▸ **WRITTEN INSTRUCTION**: Please print the lines between the one with "What matplotlib code" and the one with "ax.tick_params(axis='x', pad=15)", both ends included, exactly as written, with no pictures.

▸ **INFORMATION PROVIDED**:

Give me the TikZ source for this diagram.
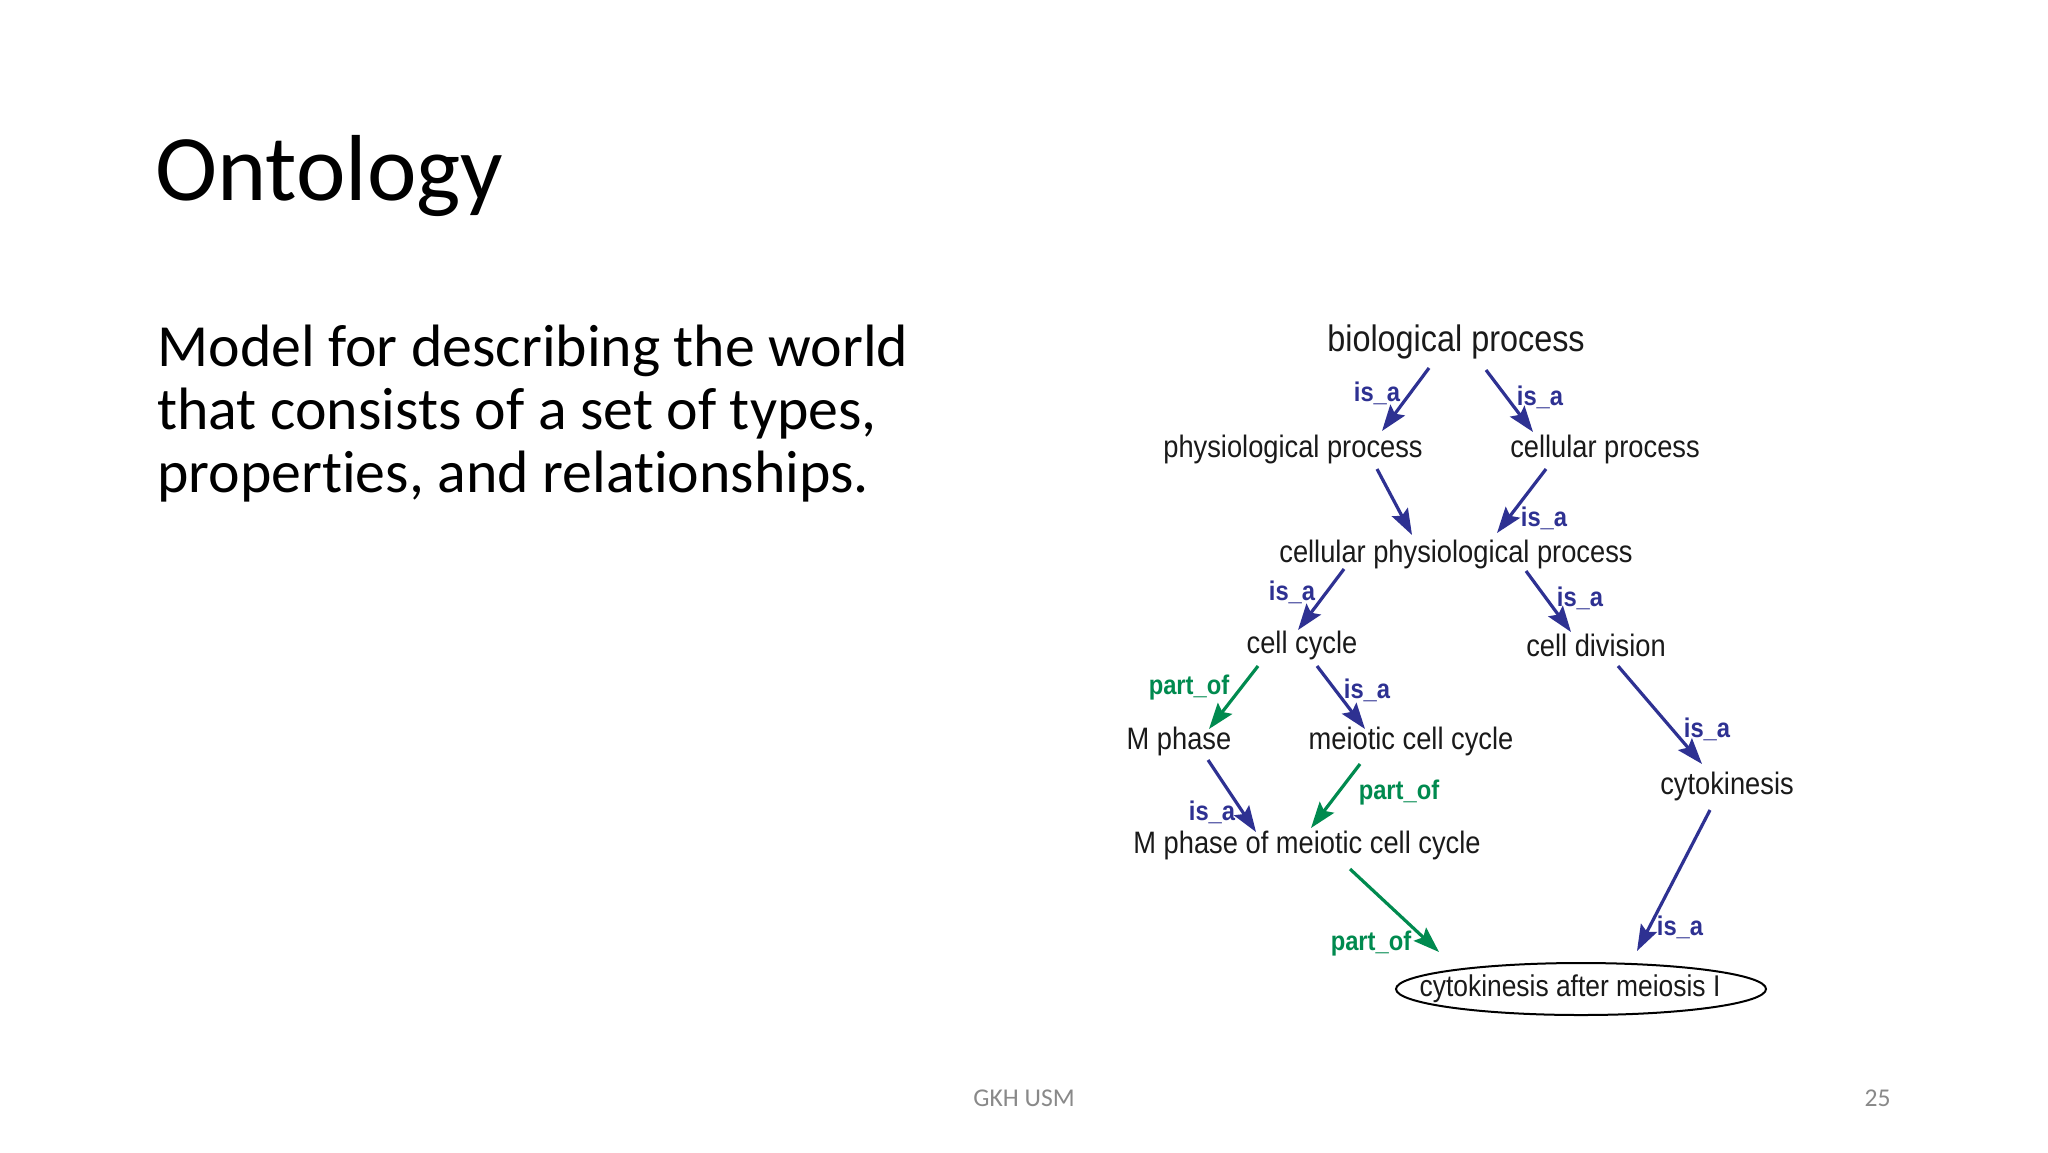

* * *

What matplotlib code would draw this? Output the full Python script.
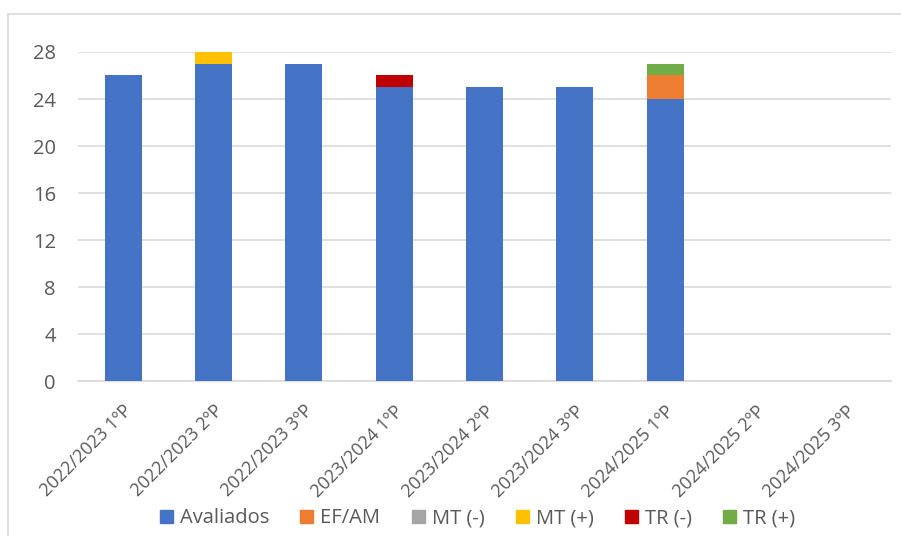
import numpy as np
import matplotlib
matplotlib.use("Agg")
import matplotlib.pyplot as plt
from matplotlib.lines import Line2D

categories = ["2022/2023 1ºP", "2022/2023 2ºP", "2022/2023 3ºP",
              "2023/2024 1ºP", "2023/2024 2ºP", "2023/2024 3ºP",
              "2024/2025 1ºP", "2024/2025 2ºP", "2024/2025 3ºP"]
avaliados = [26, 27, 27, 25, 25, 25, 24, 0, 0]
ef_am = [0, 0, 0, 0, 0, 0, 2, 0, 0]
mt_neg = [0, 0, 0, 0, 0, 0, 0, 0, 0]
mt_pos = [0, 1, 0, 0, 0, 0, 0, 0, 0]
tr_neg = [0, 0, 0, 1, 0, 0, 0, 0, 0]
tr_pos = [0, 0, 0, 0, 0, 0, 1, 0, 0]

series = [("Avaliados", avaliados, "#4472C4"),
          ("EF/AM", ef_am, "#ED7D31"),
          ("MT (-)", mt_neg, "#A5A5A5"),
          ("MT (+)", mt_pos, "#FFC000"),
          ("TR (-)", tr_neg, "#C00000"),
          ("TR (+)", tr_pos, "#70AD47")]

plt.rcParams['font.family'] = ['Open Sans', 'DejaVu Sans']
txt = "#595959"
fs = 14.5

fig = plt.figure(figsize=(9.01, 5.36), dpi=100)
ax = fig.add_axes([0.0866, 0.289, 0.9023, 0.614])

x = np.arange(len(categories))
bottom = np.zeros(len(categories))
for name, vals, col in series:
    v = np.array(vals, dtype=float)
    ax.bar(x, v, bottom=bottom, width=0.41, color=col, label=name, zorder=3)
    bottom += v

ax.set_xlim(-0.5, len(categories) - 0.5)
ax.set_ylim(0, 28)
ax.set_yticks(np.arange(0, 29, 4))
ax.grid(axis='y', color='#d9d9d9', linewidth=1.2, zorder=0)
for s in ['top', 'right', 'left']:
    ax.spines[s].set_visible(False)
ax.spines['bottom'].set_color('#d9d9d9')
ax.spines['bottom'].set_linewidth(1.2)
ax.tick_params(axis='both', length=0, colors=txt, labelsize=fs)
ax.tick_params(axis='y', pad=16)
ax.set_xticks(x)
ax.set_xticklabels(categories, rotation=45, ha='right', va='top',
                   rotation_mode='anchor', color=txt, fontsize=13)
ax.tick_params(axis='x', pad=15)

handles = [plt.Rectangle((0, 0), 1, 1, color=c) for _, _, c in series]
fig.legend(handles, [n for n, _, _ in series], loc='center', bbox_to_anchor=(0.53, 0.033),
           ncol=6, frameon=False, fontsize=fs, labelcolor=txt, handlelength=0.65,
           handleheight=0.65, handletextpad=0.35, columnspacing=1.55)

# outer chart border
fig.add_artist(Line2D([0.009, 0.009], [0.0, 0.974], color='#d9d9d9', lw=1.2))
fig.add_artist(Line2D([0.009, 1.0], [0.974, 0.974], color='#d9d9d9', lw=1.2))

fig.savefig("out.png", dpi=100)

▸ **SOLUTION TO THE PROBLEM**:
What matplotlib code would draw this? Output the full Python script.
import numpy as np
import matplotlib
matplotlib.use("Agg")
import matplotlib.pyplot as plt
from matplotlib.lines import Line2D

categories = ["2022/2023 1ºP", "2022/2023 2ºP", "2022/2023 3ºP",
              "2023/2024 1ºP", "2023/2024 2ºP", "2023/2024 3ºP",
              "2024/2025 1ºP", "2024/2025 2ºP", "2024/2025 3ºP"]
avaliados = [26, 27, 27, 25, 25, 25, 24, 0, 0]
ef_am = [0, 0, 0, 0, 0, 0, 2, 0, 0]
mt_neg = [0, 0, 0, 0, 0, 0, 0, 0, 0]
mt_pos = [0, 1, 0, 0, 0, 0, 0, 0, 0]
tr_neg = [0, 0, 0, 1, 0, 0, 0, 0, 0]
tr_pos = [0, 0, 0, 0, 0, 0, 1, 0, 0]

series = [("Avaliados", avaliados, "#4472C4"),
          ("EF/AM", ef_am, "#ED7D31"),
          ("MT (-)", mt_neg, "#A5A5A5"),
          ("MT (+)", mt_pos, "#FFC000"),
          ("TR (-)", tr_neg, "#C00000"),
          ("TR (+)", tr_pos, "#70AD47")]

plt.rcParams['font.family'] = ['Open Sans', 'DejaVu Sans']
txt = "#595959"
fs = 14.5

fig = plt.figure(figsize=(9.01, 5.36), dpi=100)
ax = fig.add_axes([0.0866, 0.289, 0.9023, 0.614])

x = np.arange(len(categories))
bottom = np.zeros(len(categories))
for name, vals, col in series:
    v = np.array(vals, dtype=float)
    ax.bar(x, v, bottom=bottom, width=0.41, color=col, label=name, zorder=3)
    bottom += v

ax.set_xlim(-0.5, len(categories) - 0.5)
ax.set_ylim(0, 28)
ax.set_yticks(np.arange(0, 29, 4))
ax.grid(axis='y', color='#d9d9d9', linewidth=1.2, zorder=0)
for s in ['top', 'right', 'left']:
    ax.spines[s].set_visible(False)
ax.spines['bottom'].set_color('#d9d9d9')
ax.spines['bottom'].set_linewidth(1.2)
ax.tick_params(axis='both', length=0, colors=txt, labelsize=fs)
ax.tick_params(axis='y', pad=16)
ax.set_xticks(x)
ax.set_xticklabels(categories, rotation=45, ha='right', va='top',
                   rotation_mode='anchor', color=txt, fontsize=13)
ax.tick_params(axis='x', pad=15)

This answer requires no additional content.